Mimi and Grampy arrived a little less than a week before Christmas, and the lone disappointment of their advent was that their flight arrived far too late for the über-enthusiastic welcoming committee that would otherwise have honored the event.  All the better for the weary travellers, I'm sure, but there certainly were some bitter children who were expected to go to bed and actually fall asleep on the cusp of so monumental occasion.

Mimi and Grampy got a day or two to relax, but they were soon after put to work being festive.  One excursion took us up the road a half-hour so so north of Santa Barbara to the small Danish-themed village of Solvang.  It's one of those touristy replica towns, but the schmaltz is palatable enough when you throw in all the cool bakeries and Christmas decorations.  We stopped at a family favorite restaurant on the way up and introduced Mimi and Grampy to Buellton's famed "Pea Soup Andersen's."





A couple of cumulative gallons of pea soup later we re-crossed the freeway into Solvang and began to eat our way through the pastry shops.


Grampy is not much on wandering around wasting a lot of dough on a bunch of knick-knack shops, but he is very much into wandering around a casino and wisely investing a lot of dough on craps and poker tables. Fortunately, for his sanity, and subsequently our own, there just happened to be an Indian casino two or three miles down the road. I temporarily bequeathed Stacy and Mimi with the kids and drove Dad down to the resort, dropping him off, happy as a clam, then back up the road to rejoin the rest of the group in town. We perused the shops and took pictures in front of the famed red shoe of Solvang. We admired faux-Danish architecture, and, of course, paused for a fresh bakery break.  (Mmmmm.  Abelskivers!)

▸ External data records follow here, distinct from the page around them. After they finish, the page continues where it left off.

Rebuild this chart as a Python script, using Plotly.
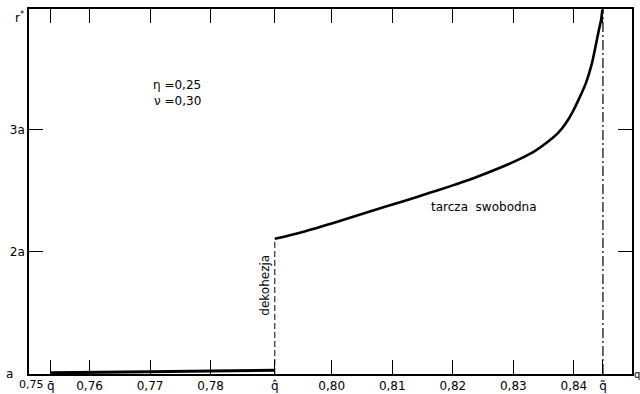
import plotly.graph_objects as go

# Data; r in units of a
q_bar = 0.7536
q_hat = 0.7906
q_tilde = 0.8448

q_coh = [0.7536, 0.760, 0.770, 0.780, 0.7906]
r_coh = [1.01, 1.012, 1.018, 1.025, 1.03]

q_free = [0.7906, 0.7952, 0.8008, 0.8063, 0.8117, 0.8162, 0.8195, 0.8233,
          0.8278, 0.8311, 0.8336, 0.8357, 0.8374, 0.8387, 0.8398, 0.8409,
          0.8420, 0.8430, 0.8436, 0.8441, 0.8445, 0.8447]
r_free = [2.107, 2.164, 2.246, 2.332, 2.414, 2.484, 2.537, 2.602,
          2.689, 2.762, 2.828, 2.902, 2.975, 3.057, 3.148, 3.260,
          3.385, 3.549, 3.689, 3.811, 3.902, 3.984]

x_tickvals = [q_bar, 0.76, 0.77, 0.78, q_hat, 0.80, 0.81, 0.82, 0.83, 0.84, q_tilde]
x_ticktext = ["q̄", "0,76", "0,77", "0,78", "q̂", "0,80", "0,81", "0,82", "0,83", "0,84", "q̃"]
y_tickvals = [1, 2, 3]
y_ticktext = ["a\u00a0\u00a0\u00a0", "2a", "3a"]

font = "DejaVu Sans"

fig = go.Figure()
fig.add_trace(go.Scatter(x=q_coh, y=r_coh, mode="lines",
                         line=dict(color="black", width=3), showlegend=False))
fig.add_trace(go.Scatter(x=q_free, y=r_free, mode="lines",
                         line=dict(color="black", width=2.6, shape="spline", smoothing=0.8),
                         showlegend=False))
fig.add_trace(go.Scatter(x=[q_hat, q_hat], y=[1, r_free[0]], mode="lines",
                         line=dict(color="black", width=1, dash="6px,3px"), showlegend=False))
fig.add_trace(go.Scatter(x=[q_tilde, q_tilde], y=[1, 3.99], mode="lines",
                         line=dict(color="black", width=1.2, dash="10px,3px,2px,3px"),
                         showlegend=False))

fig.update_layout(
    width=640, height=394,
    margin=dict(l=29, r=8, t=9, b=20, autoexpand=False),
    paper_bgcolor="white", plot_bgcolor="white",
    font=dict(family=font, size=12, color="black"),
    xaxis=dict(range=[0.75, 0.8496], tickvals=x_tickvals, ticktext=x_ticktext,
               ticks="inside", ticklen=14, tickwidth=1, tickcolor="black",
               showline=True, linecolor="black", linewidth=1.5, mirror="ticks",
               showgrid=False, zeroline=False, tickfont=dict(size=12),
               automargin=False),
    yaxis=dict(range=[1.0, 3.99], tickvals=y_tickvals, ticktext=y_ticktext,
               ticks="inside", ticklen=14, tickwidth=1, tickcolor="black",
               showline=True, linecolor="black", linewidth=1.5, mirror="ticks",
               showgrid=False, zeroline=False, tickfont=dict(size=12),
               automargin=False),
)

ann = dict(showarrow=False, font=dict(family=font, size=12, color="black"))
fig.add_annotation(x=0, y=0, xref="paper", yref="paper", text="0,75", xanchor="right",
                   yanchor="top", xshift=17, yshift=-2,
                   showarrow=False, font=dict(family=font, size=11, color="black"))
fig.add_annotation(x=0, y=1, xref="paper", yref="paper", text="r<sup>*</sup>",
                   xanchor="right", yanchor="top", xshift=-3, yshift=2, **ann)
fig.add_annotation(x=1, y=0, xref="paper", yref="paper", text="q",
                   xanchor="left", yanchor="middle", xshift=0,
                   showarrow=False, font=dict(family=font, size=10, color="black"))
fig.add_annotation(x=0.7745, y=3.37, text="η =0,25", **ann)
fig.add_annotation(x=0.7745, y=3.238, text="ν =0,30", **ann)
fig.add_annotation(x=0.8251, y=2.369, text="tarcza  swobodna", **ann)
fig.add_annotation(x=q_hat, y=1.73, text="dekohezja", textangle=-90,
                   xanchor="right", xshift=-1, **ann)

fig.write_html("out.html")
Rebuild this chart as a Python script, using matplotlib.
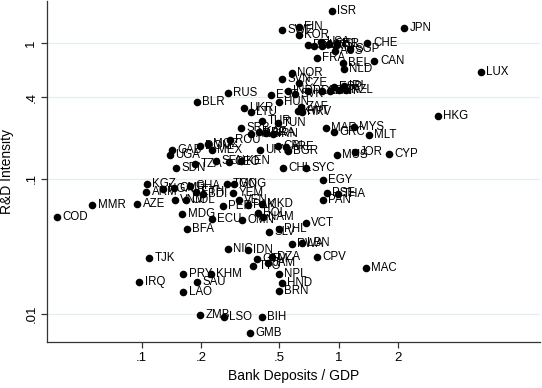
import matplotlib
matplotlib.use("Agg")
import matplotlib.pyplot as plt

plt.rcParams['font.family'] = ['Liberation Sans', 'DejaVu Sans']

# country codes, bank deposits / GDP, R&D intensity
codes = ["ISR", "JPN", "SWE", "FIN", "KOR", "DEU", "DNK", "USA", "AUT", "ISL",
         "AUS", "SGP", "CHE", "CAN", "FRA", "BEL", "NLD", "GBR", "LUX", "NOR",
         "SVN", "CZE", "EST", "IND", "SVK", "POL", "ESP", "IRL", "PRT", "ITA",
         "NZL", "CHN", "HUN", "ZAF", "HRV", "KWT", "RUS", "BLR", "UKR", "LTU",
         "HKG", "TUR", "TUN", "SRB", "ARG", "KAZ", "BRA", "IRN", "MAR", "MYS",
         "GRC", "MLT", "ROU", "DOM", "MOZ", "MEX", "GAB", "UGA", "URY", "CRI",
         "ARE", "BGR", "TZA", "SDN", "SEN", "GEO", "KEN", "MUS", "JOR", "CYP",
         "CHL", "SYC", "EGY", "PSE", "THA", "PAN", "KGZ", "ARM", "NGA", "CMR",
         "GHA", "ETH", "BDI", "VNM", "COL", "MMR", "AZE", "COD", "MDG", "ECU",
         "BFA", "PER", "TGO", "MNG", "YEM", "VEN", "PAK", "MKD", "BOL", "OMN",
         "NAM", "SLV", "PHL", "VCT", "RWA", "LBN", "CPV", "NIC", "IDN", "GTM",
         "DZA", "JAM", "TTO", "NPL", "HND", "BRN", "MAC", "TJK", "IRQ", "PRY",
         "KHM", "SAU", "LAO", "ZMB", "LSO", "BIH", "GMB"]

deposits = [0.921, 2.16, 0.514, 0.627, 0.627, 0.696, 0.747, 0.811, 0.820, 0.977,
            0.954, 1.137, 1.40, 1.52, 0.773, 1.048, 1.060, 0.889, 5.26, 0.577,
            0.514, 0.627, 0.452, 0.551, 0.598, 0.696, 0.943, 1.060, 0.900, 1.0,
            1.085, 0.820, 0.496, 0.641, 0.649, 0.619, 0.273, 0.190, 0.330, 0.357,
            3.18, 0.407, 0.490, 0.318, 0.357, 0.393, 0.426, 0.462, 0.859, 1.19,
            0.943, 1.42, 0.280, 0.197, 0.216, 0.227, 0.142, 0.139, 0.397, 0.490,
            0.538, 0.551, 0.186, 0.149, 0.238, 0.277, 0.318, 0.977, 1.206, 1.795,
            0.520, 0.680, 0.830, 0.869, 0.988, 0.830, 0.106, 0.105, 0.128, 0.145,
            0.175, 0.188, 0.204, 0.147, 0.167, 0.056, 0.095, 0.037, 0.160, 0.227,
            0.169, 0.258, 0.270, 0.293, 0.290, 0.311, 0.345, 0.407, 0.388, 0.322,
            0.411, 0.441, 0.496, 0.680, 0.577, 0.649, 0.773, 0.273, 0.345, 0.384,
            0.457, 0.436, 0.366, 0.496, 0.514, 0.496, 1.371, 0.109, 0.097, 0.162,
            0.224, 0.190, 0.162, 0.197, 0.261, 0.407, 0.353]

rd = [1.72, 1.29, 1.25, 1.31, 1.15, 0.967, 0.950, 1.03, 0.950, 0.983,
      0.873, 0.903, 1.0, 0.738, 0.776, 0.713, 0.644, 0.983, 0.612, 0.602,
      0.543, 0.508, 0.415, 0.444, 0.422, 0.444, 0.475, 0.483, 0.444, 0.451,
      0.451, 0.444, 0.368, 0.338, 0.311, 0.316, 0.429, 0.368, 0.333, 0.311,
      0.290, 0.267, 0.258, 0.237, 0.214, 0.222, 0.218, 0.214, 0.237, 0.241,
      0.222, 0.211, 0.194, 0.175, 0.181, 0.163, 0.163, 0.150, 0.163, 0.175,
      0.172, 0.161, 0.129, 0.120, 0.136, 0.133, 0.136, 0.150, 0.158, 0.153,
      0.120, 0.120, 0.0984, 0.0789, 0.0776, 0.0701, 0.0919, 0.0802, 0.0844, 0.0859,
      0.0889, 0.0802, 0.0776, 0.0701, 0.0701, 0.0644, 0.0655, 0.0517, 0.0544, 0.0500,
      0.0422, 0.0633, 0.0919, 0.0919, 0.0789, 0.0701, 0.0644, 0.0655, 0.0553, 0.0491,
      0.0517, 0.0401, 0.0422, 0.0467, 0.0327, 0.0333, 0.0262, 0.0301, 0.0296, 0.0254,
      0.0262, 0.0237, 0.0225, 0.0197, 0.0169, 0.0148, 0.0218, 0.0258, 0.0172, 0.0197,
      0.0197, 0.0172, 0.0145, 0.00984, 0.00951, 0.00951, 0.00724]

xticks = [0.1, 0.2, 0.5, 1, 2]
xticklabels = [".1", ".2", ".5", "1", "2"]
yticks = [0.01, 0.1, 0.4, 1]
yticklabels = [".01", ".1", ".4", "1"]

fig = plt.figure(figsize=(5.42, 3.88), dpi=100)
ax = fig.add_axes([0.0867, 0.1186, 0.909, 0.878])

ax.scatter(deposits, rd, s=30, color="black", zorder=3, linewidths=0)
for c, xv, yv in zip(codes, deposits, rd):
    ax.annotate(c, (xv, yv), xytext=(4, 0), textcoords="offset points",
                ha="left", va="center", fontsize=8.3, color="black", zorder=4)

ax.set_xscale("log")
ax.set_yscale("log")
ax.set_xlim(0.033, 10.5)
ax.set_ylim(0.00622, 2.04)
ax.set_xticks(xticks)
ax.set_xticklabels(xticklabels)
ax.set_yticks(yticks)
ax.set_yticklabels(yticklabels, rotation=90, va="center")
ax.minorticks_off()

ax.grid(axis="y", color="#e4eef0", linewidth=0.9, zorder=0)
ax.grid(axis="x", visible=False)
for s in ["top", "right"]:
    ax.spines[s].set_visible(False)
for s in ["left", "bottom"]:
    ax.spines[s].set_color("#333333")
    ax.spines[s].set_linewidth(0.9)
ax.tick_params(axis="both", length=4, width=0.9, color="#333333",
               labelsize=9.5, pad=3)

ax.set_xlabel("Bank Deposits / GDP", fontsize=10, labelpad=4)
ax.set_ylabel("R&D Intensity", fontsize=10, labelpad=8)

fig.savefig("out.png", dpi=100)
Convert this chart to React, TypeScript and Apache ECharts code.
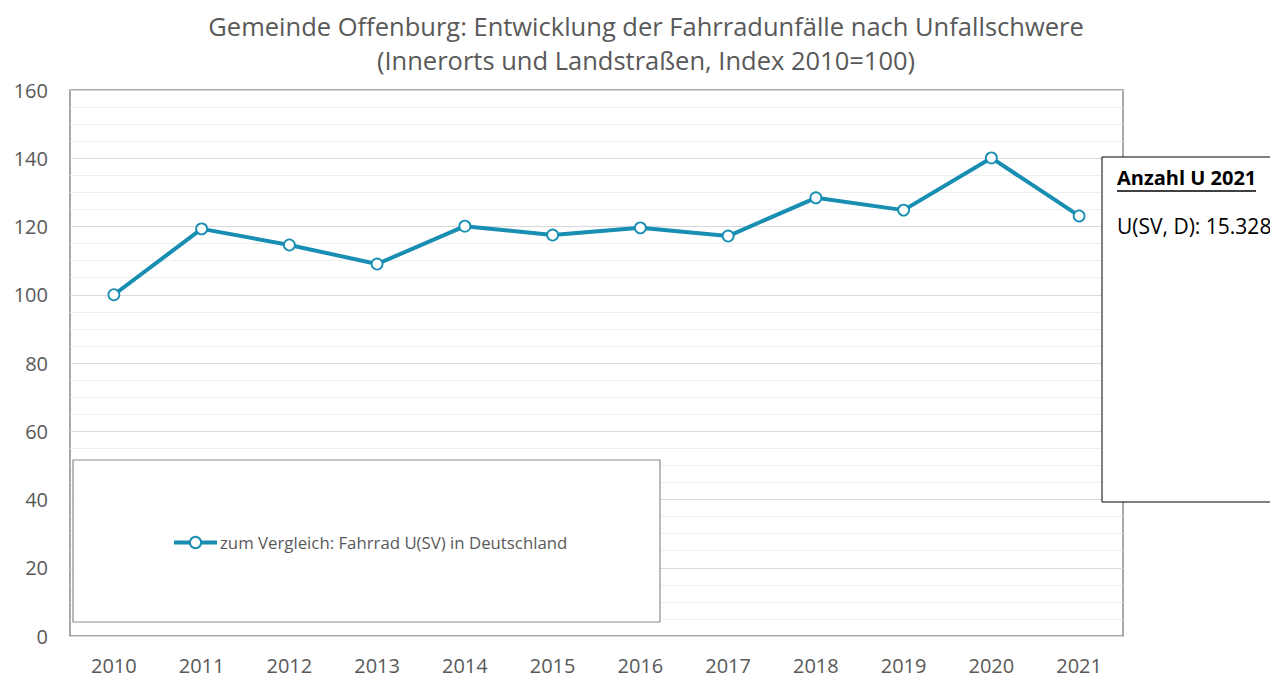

There are only so many shops you can browse and so many Danish Danishes you can consume before you're tired and cranky. That time arrived earlier than our planned rendezvous with Grampy. Mimi, while not the casino hound that Grampy is, has been known to pull a penny slot machine or two, so we planned to drop Mimi off at the casino to find Grampy and keep him company, while Stacy and the kids and I took a drive around the area. The plan was flawlessly executed. Mimi was soon settled into the land of a thousand flashing lights and then we hit the road just as the sun was drifting low in the west.

We headed for Lake Cachuma, 10 miles or so to the south east. There was a cool dam and lookout park we'd been to before and we thought we'd try to find it and give the kids a wide open space to release some energy. As we came upon the lake I took what I thought was the turn-off I'd remembered, but I was mistaken. No problem - the road lead to a wonderful campground on the shore of the lake and the girl at the gate was happy to let us in and have a look around. It was a really nice spot and we tucked the info away for a future retreat.

We found a spot near the shore and the kids got out and immediately set about joyfully. A couple of minutes later their squeals of delight alerted us to a discovery. There, beckoning from the bowels of the earth, was a humongous monster cave. OK, maybe more like a gopher hole, but it was exciting none the less. The intrepid explorers insisted on having their pictures taken up close and personal with their their amazing discovery, a request I was pleased to oblige. Though Mommy voiced no objection, she did shift from one leg to the other the whole time in clear anxiety, and I knew beyond a shadow of a doubt she was silently imagining a frothingly rapid animal of inexplicable size and ferocity erupting from the hole to drag her children away, or at least to nip them on the nose.




We were, fortuantely, spared any such animalistic assaults.

As the sun set and the temperature dropped, our alloted meet-up time approached, so we loaded back into the van and swung by the casino to pick up a waiting Mimi and Grampy. The fact that we skipped the steak restaurant I'd been planning on and drove through Burger King on our way home should provide some indication of the level of financial gain the afternoon in the casino afforded us.